As professors, we’re accustomed to correcting student mistakes. How frequently, however, do we think of our own? And how do we think about them?

It’s the “how we think about” part that is what mindset is all about. Habits of mind. Implicit assumptions. Learned (but unacknowledged) behaviors. Growth Mindset theory began in response to studying how students respond to difficulty and error, and as with all lenses, we can use it to study ourselves, too. For it’s not only students who are susceptible to thinking in rigid, fixed ways about their skills and themselves. Faculty mindsets—the topic of the next Brighton TCC Conversation on Oct. 17—contribute as much to the learning experience as students’ mindsets do.

This is quite apparent when one messes up. Such occasions, not all of them of equal seriousness, are useful as reminders that it’s not only what we say that impacts students, but also it’s what we do—and how we react—that can leave lasting impressions.

When recently in class I noticed that I had incorrectly written the subtitle of a book in a handout I gave my students. There was a brief moment where I thought, “Well, no one will notice.” But then I realized what an awful lesson that would be. Because the fact is that I noticed, and here was a perfect opportunity to admit my mistake in front of my students. So, I told them that I made an error in the handout. Furthermore, I told them that I did not make this error purposefully (to trick or test them), but made the mistake by committing another one: I hadn’t verified something before I typed and printed the document. Admitting this last part required me to swallow some pride.
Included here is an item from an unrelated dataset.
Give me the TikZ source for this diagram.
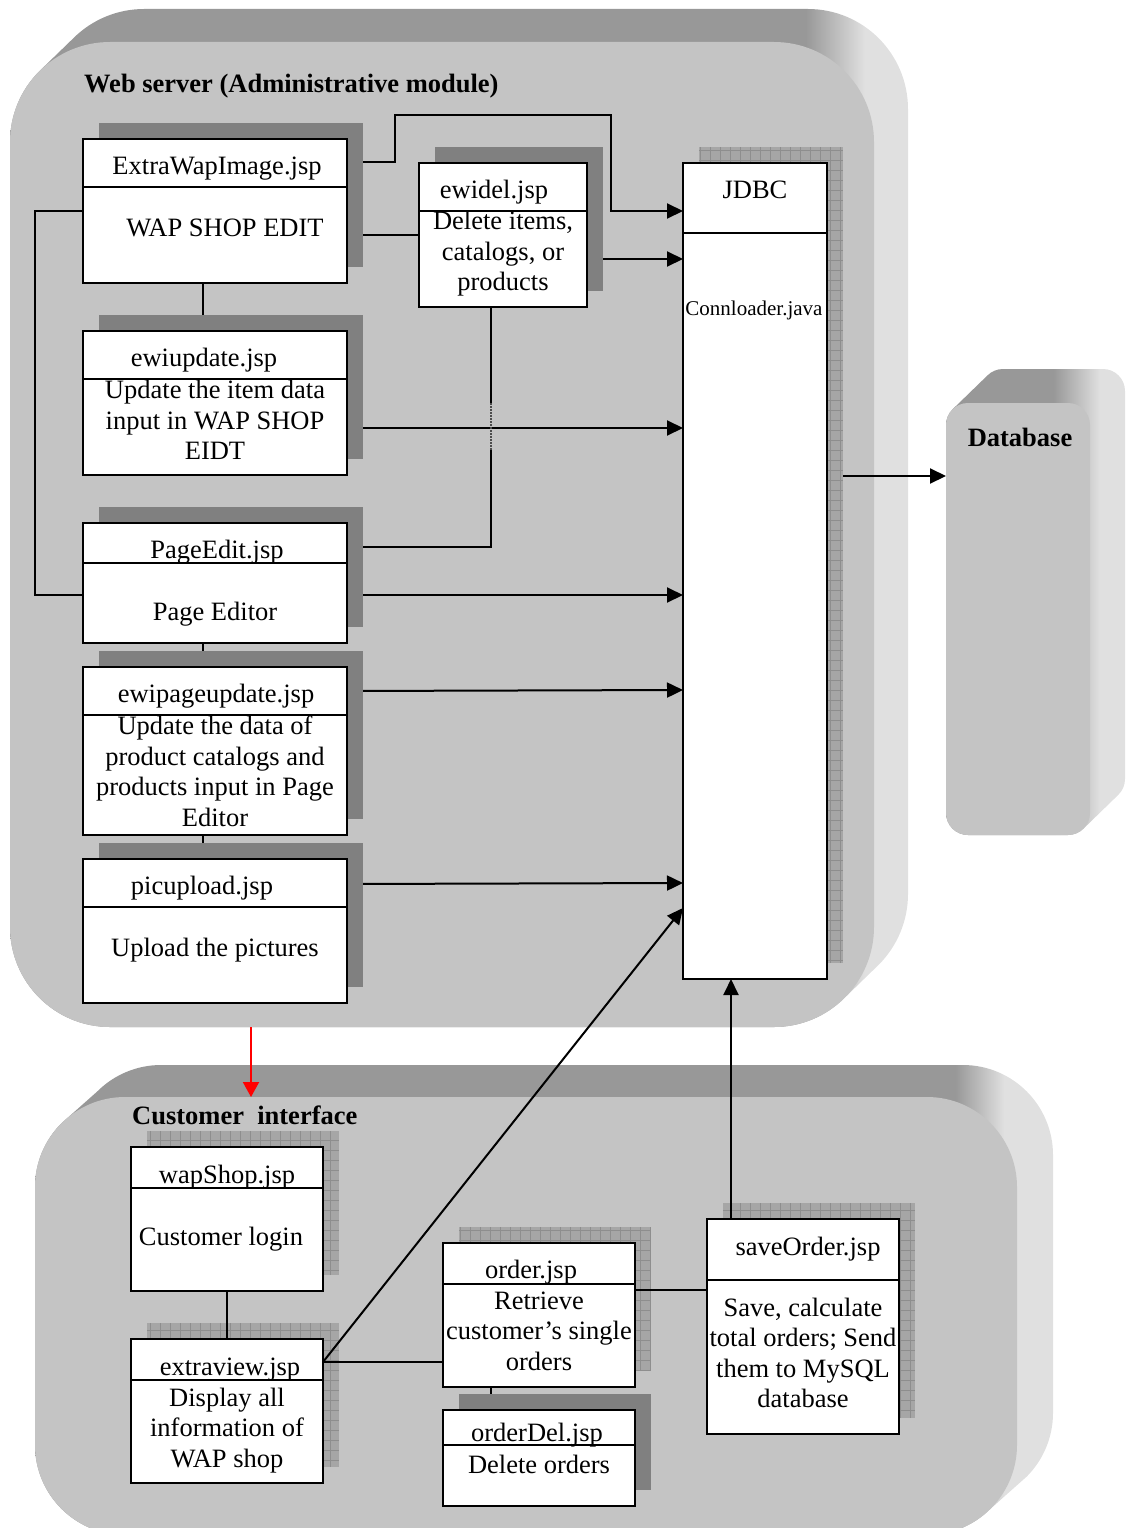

I asked the class if they could spot the error. Some looked sheepish and hesitant. Others were not shy, and pointed right to it. I smiled, said “Yep. Now, what is the correct wording?” They had the book in front of them on their desks. So I invited them to mark up their handouts the way I would anything they gave me. I was embarrassed at first, but here’s the thing: I goofed, and all was going to be OK. The students didn’t revolt and accuse me of incompetence. I didn’t hide or shift the blame. And class continued on just fine. My credibility did not fall because of this mistake. Instead, it’s quite possible that it rose a little because of how I handled it. Maybe, just maybe, they can trust me with their mistakes since I just trusted them with mine.

Even after years and decades of teaching, none of us is immune from messing up somehow with and in front of students. [There are, to be sure, extreme cases in academia of deliberate wrong and harm. Those awful occurrences are not the focus here.] We did not become college professors by not making any mistakes and never being wrong. For models of fallibility, we can turn to all that we know about our own disciplines:  how scholars in our fields can, in fact, be wrong; how ideas do need to be rethought; how admitting errors, not hiding them, helps advance what we know at the moment. And we don’t know everything.

How one responds to one’s own mistakes is only one example where default mindsets can creep in. To learn about others, join the TCC and your colleagues for the next Brighton Campus Conversation on Oct. 17:

“Where is Your Growing Edge? Growth vs. Fixed Mindsets in Faculty”

Teaching and Creativity Center, 12-201
12:00 pm-12:50 pm

Oh, and the book whose subtitle I goofed? "Being Wrong: Adventures in the Margin of Error" by Kathryn Schultz.